A: We're interested in exploring a wide range of eco-writing, writing about animals, and work in translation--we don't have predetermined ideas about what nature/environmental writing should look like. We're always striving for diversity in our editorial team and the works we publish.
A: Caustic Frolic is a fully student run publication that stems from NYU's Graduate Program XE: Experimental Humanities and Social Engagement. We publish works not only from graduate students, but from scholars and non-scholars across the globe. Caustic Frolic strives to publish the most creative and influential works.
A: I really do only publish 5-7-5 haiku in the English language at Pure Haiku.
A: We are not genre specific. We aim to publish exemplary writing across the spectrum.
A: Our tastes are wide and varied. We are committed to finding work that surprises us, whether that means work that is experimental or that subtly subverts traditional forms. An important part of that commitment is remaining submission fee free, including for contests. We hope this lack of financial barrier continues to welcome new forms and perspectives in.

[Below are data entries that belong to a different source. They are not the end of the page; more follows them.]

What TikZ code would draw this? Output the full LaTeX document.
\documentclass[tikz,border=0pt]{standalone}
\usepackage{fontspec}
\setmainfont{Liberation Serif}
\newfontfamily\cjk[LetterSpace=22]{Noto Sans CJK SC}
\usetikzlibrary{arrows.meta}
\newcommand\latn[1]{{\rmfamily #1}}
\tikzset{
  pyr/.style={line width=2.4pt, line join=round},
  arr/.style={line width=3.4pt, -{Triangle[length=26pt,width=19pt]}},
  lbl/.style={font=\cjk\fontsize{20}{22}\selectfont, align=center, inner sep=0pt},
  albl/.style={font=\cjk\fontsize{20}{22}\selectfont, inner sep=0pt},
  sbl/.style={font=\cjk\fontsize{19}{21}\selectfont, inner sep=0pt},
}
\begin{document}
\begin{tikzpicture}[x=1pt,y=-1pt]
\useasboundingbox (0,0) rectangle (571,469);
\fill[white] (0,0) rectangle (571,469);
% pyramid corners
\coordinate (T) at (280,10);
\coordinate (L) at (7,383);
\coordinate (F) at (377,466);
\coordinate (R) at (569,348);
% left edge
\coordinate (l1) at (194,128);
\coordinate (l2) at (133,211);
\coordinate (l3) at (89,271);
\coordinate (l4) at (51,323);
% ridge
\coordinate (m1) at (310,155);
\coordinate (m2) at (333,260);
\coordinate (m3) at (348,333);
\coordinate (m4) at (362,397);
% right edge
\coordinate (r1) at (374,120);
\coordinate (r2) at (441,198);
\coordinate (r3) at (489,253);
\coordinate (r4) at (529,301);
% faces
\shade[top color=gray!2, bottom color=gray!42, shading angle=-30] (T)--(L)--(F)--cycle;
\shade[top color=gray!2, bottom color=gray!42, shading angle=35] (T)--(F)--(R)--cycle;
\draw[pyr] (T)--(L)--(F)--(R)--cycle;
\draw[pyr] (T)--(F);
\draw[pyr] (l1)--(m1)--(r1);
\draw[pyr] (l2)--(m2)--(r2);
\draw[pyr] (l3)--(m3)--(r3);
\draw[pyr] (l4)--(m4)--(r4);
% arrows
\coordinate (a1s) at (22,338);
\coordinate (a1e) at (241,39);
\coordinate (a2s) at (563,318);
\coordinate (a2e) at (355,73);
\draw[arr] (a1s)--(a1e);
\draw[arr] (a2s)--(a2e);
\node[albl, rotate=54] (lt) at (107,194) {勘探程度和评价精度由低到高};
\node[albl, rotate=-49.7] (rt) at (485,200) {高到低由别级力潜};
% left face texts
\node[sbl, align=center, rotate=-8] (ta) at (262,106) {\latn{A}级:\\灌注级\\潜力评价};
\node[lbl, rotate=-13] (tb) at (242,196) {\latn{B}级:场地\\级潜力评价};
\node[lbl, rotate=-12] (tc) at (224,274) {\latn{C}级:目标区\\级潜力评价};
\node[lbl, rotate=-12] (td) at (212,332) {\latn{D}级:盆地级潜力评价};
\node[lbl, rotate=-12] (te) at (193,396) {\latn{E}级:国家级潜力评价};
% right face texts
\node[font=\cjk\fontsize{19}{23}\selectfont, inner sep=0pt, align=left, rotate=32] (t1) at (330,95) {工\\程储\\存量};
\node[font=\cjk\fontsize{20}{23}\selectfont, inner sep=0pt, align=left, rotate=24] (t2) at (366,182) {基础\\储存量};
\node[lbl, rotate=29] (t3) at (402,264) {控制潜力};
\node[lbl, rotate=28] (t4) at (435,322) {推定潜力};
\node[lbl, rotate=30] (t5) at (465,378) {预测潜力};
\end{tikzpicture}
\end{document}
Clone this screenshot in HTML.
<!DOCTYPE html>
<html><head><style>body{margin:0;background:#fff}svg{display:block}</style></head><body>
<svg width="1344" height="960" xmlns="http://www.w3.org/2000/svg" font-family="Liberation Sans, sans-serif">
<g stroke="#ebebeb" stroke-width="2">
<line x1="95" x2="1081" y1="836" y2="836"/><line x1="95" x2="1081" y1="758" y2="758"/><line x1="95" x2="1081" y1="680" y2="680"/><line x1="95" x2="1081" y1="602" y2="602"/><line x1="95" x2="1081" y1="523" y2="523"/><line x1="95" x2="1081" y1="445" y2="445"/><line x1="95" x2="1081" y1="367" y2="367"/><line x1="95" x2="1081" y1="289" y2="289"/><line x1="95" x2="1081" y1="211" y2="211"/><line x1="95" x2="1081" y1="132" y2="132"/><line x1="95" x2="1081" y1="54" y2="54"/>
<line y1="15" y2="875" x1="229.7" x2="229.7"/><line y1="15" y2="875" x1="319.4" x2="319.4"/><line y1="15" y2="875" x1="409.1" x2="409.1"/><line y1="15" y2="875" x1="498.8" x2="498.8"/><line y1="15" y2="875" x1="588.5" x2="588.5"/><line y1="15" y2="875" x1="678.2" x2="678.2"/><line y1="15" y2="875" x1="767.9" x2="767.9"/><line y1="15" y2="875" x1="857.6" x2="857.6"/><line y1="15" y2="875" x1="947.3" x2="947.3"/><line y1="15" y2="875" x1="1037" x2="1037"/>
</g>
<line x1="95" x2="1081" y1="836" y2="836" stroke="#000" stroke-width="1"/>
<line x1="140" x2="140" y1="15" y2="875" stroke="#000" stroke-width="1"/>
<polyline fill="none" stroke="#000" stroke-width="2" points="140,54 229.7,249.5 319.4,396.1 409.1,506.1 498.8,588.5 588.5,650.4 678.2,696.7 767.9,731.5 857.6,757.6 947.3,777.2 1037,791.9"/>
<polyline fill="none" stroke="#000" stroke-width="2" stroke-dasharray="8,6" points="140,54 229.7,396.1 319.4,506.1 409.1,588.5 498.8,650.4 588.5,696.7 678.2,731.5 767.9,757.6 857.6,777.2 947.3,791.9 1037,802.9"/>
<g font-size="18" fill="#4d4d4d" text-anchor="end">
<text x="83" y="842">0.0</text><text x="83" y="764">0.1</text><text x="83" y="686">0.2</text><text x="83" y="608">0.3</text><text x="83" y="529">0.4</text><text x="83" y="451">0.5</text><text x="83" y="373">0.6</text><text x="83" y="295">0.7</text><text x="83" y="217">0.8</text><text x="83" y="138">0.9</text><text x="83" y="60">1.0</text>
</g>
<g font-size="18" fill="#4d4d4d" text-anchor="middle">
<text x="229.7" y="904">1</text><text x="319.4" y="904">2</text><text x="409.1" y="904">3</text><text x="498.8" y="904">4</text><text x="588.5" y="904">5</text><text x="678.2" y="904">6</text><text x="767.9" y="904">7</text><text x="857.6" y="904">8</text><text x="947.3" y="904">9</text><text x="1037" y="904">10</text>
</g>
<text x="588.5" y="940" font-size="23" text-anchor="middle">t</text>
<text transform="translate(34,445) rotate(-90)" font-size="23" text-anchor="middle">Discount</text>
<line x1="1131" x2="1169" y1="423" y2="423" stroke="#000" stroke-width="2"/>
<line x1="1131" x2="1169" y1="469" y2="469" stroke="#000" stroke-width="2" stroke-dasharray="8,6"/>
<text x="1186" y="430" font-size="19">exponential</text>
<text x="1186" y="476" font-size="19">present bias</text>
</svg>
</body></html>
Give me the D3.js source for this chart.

A: We've always been first and foremost an interdisciplinary literary arts journal. How does art and music and poetry inform each other? How does, let's say, poetry really differ from prose? When you get down to the nitty gritty, how do you separate a poem from prose-poem from a flash? We want to see artists explode the boundaries of the field, of what is considered prose or poetry or art or music. And we feel that a beautiful way to do so is through interdisciplinary art.
A: There are quite a few magazines about books, but Oh Reader is the only magazine that looks at books from a reader's perspective. Most literary/bookish magazines focus on book reviews and author interviews; Oh Reader tells the story of how readers interact with books—which books have affected them personally, how reading has shaped their lives, what they have discovered about the world or themselves through reading. We don't tell you what to read—we ask what you're reading, and why, and our writers tell their own stories of literary encounters. It's funny, sad, revealing, thoughtful and very human. Which is what literature is, too, right?
A: We have the most elegantly designed covers and will do custom book sizes to suit the poems.
A: Love Letters to Poe is highly focused on the works of Edgar Allan Poe. We publish gothic horror fiction that allows those who've consumed everything that exists from Poe and want more to find it on our pages.